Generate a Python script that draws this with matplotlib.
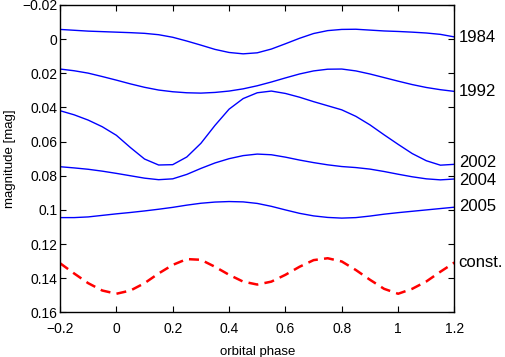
import matplotlib
matplotlib.use("Agg")
import matplotlib.pyplot as plt

plt.rcParams['font.family'] = ['Liberation Sans', 'DejaVu Sans']

# orbital phase, step 0.05 from -0.2 to 1.2
phase = [-0.2, -0.15, -0.1, -0.05, 0.0, 0.05, 0.1, 0.15, 0.2, 0.25, 0.3, 0.35, 0.4, 0.45,
         0.5, 0.55, 0.6, 0.65, 0.7, 0.75, 0.8, 0.85, 0.9, 0.95, 1.0, 1.05, 1.1, 1.15, 1.2]

mag_1984 = [-0.0057, -0.0052, -0.0047, -0.0044, -0.0041, -0.0038, -0.0034, -0.0026, -0.0011,
            0.0011, 0.0035, 0.0060, 0.0078, 0.0086, 0.0080, 0.0058, 0.0027, -0.0005, -0.0033,
            -0.0050, -0.0057, -0.0058, -0.0053, -0.0048, -0.0045, -0.0041, -0.0036, -0.0028, -0.0013]
mag_1992 = [0.0175, 0.0185, 0.0199, 0.0219, 0.0240, 0.0262, 0.0282, 0.0298, 0.0308, 0.0314,
            0.0316, 0.0312, 0.0304, 0.0291, 0.0273, 0.0251, 0.0227, 0.0204, 0.0186, 0.0176,
            0.0175, 0.0186, 0.0204, 0.0225, 0.0246, 0.0266, 0.0283, 0.0296, 0.0306]
mag_2002 = [0.0419, 0.0443, 0.0474, 0.0513, 0.0563, 0.0635, 0.0702, 0.0737, 0.0735, 0.0690,
            0.0610, 0.0505, 0.0410, 0.0348, 0.0314, 0.0304, 0.0318, 0.0340, 0.0366, 0.0390,
            0.0414, 0.0452, 0.0502, 0.0560, 0.0616, 0.0670, 0.0712, 0.0738, 0.0733]
mag_2004 = [0.0747, 0.0754, 0.0762, 0.0773, 0.0786, 0.0800, 0.0814, 0.0823, 0.0818, 0.0792,
            0.0757, 0.0725, 0.0700, 0.0682, 0.0673, 0.0677, 0.0691, 0.0708, 0.0723, 0.0736,
            0.0746, 0.0752, 0.0761, 0.0775, 0.0791, 0.0806, 0.0818, 0.0824, 0.0819]
mag_2005 = [0.1045, 0.1045, 0.1041, 0.1032, 0.1023, 0.1015, 0.1006, 0.0996, 0.0985, 0.0972,
            0.0961, 0.0954, 0.0951, 0.0953, 0.0962, 0.0979, 0.1000, 0.1020, 0.1035, 0.1044,
            0.1048, 0.1045, 0.1036, 0.1025, 0.1016, 0.1008, 0.1000, 0.0992, 0.0984]
mag_const = [0.1312, 0.1372, 0.1429, 0.1472, 0.1491, 0.1472, 0.1429, 0.1372, 0.1322, 0.1288,
             0.1292, 0.1333, 0.1380, 0.1420, 0.1437, 0.1420, 0.1380, 0.1333, 0.1294, 0.1283,
             0.1302, 0.1352, 0.1409, 0.1462, 0.1491, 0.1462, 0.1419, 0.1362, 0.1308]

labels = ['1984', '1992', '2002', '2004', '2005', 'const.']
label_y = [-0.0012, 0.0304, 0.0725, 0.0830, 0.0980, 0.1310]

xticks = [-0.2, 0, 0.2, 0.4, 0.6, 0.8, 1, 1.2]
xticklabels = ['\u22120.2', '0', '0.2', '0.4', '0.6', '0.8', '1', '1.2']
yticks = [-0.02, 0, 0.02, 0.04, 0.06, 0.08, 0.1, 0.12, 0.14, 0.16]
yticklabels = ['\u22120.02', '0', '0.02', '0.04', '0.06', '0.08', '0.1', '0.12', '0.14', '0.16']

fig = plt.figure(figsize=(5.06, 3.57), dpi=100)
ax = fig.add_axes([0.1186, 0.125, 0.7796, 0.861])

for m in [mag_1984, mag_1992, mag_2002, mag_2004, mag_2005]:
    ax.plot(phase, m, color='#0000ff', lw=1.0, solid_joinstyle='round')
ax.plot(phase, mag_const, color='#ff0000', lw=1.8, ls=(0, (4, 2.5)))

ax.set_xlim(-0.2, 1.2)
ax.set_ylim(0.16, -0.02)  # magnitudes, brighter up
ax.set_xticks(xticks)
ax.set_xticklabels(xticklabels)
ax.set_yticks(yticks)
ax.set_yticklabels(yticklabels)
ax.tick_params(direction='in', top=True, right=True, length=4, width=0.8, labelsize=10)
ax.tick_params(axis='x', pad=7)
ax.tick_params(axis='y', pad=2)
for s in ax.spines.values():
    s.set_linewidth(1.0)

for lab, y in zip(labels, label_y):
    ax.text(1.2 + 0.015, y, lab, fontsize=12, va='center', ha='left', clip_on=False)

ax.set_xlabel('orbital phase', fontsize=9.5, labelpad=7)
ax.set_ylabel('magnitude [mag]', fontsize=9.5, labelpad=4)

fig.savefig('out.png', dpi=100)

------------------------------------------------------------

■ EXERCISE INSTRUCTIONS
Every line from the top of the material above through the line with "plt.rcParams['font.family'] = ['Liberation" should be duplicated exactly, please; leave out the pictures.

■ TASK RESULT
Generate a Python script that draws this with matplotlib.
import matplotlib
matplotlib.use("Agg")
import matplotlib.pyplot as plt

plt.rcParams['font.family'] = ['Liberation Sans', 'DejaVu Sans']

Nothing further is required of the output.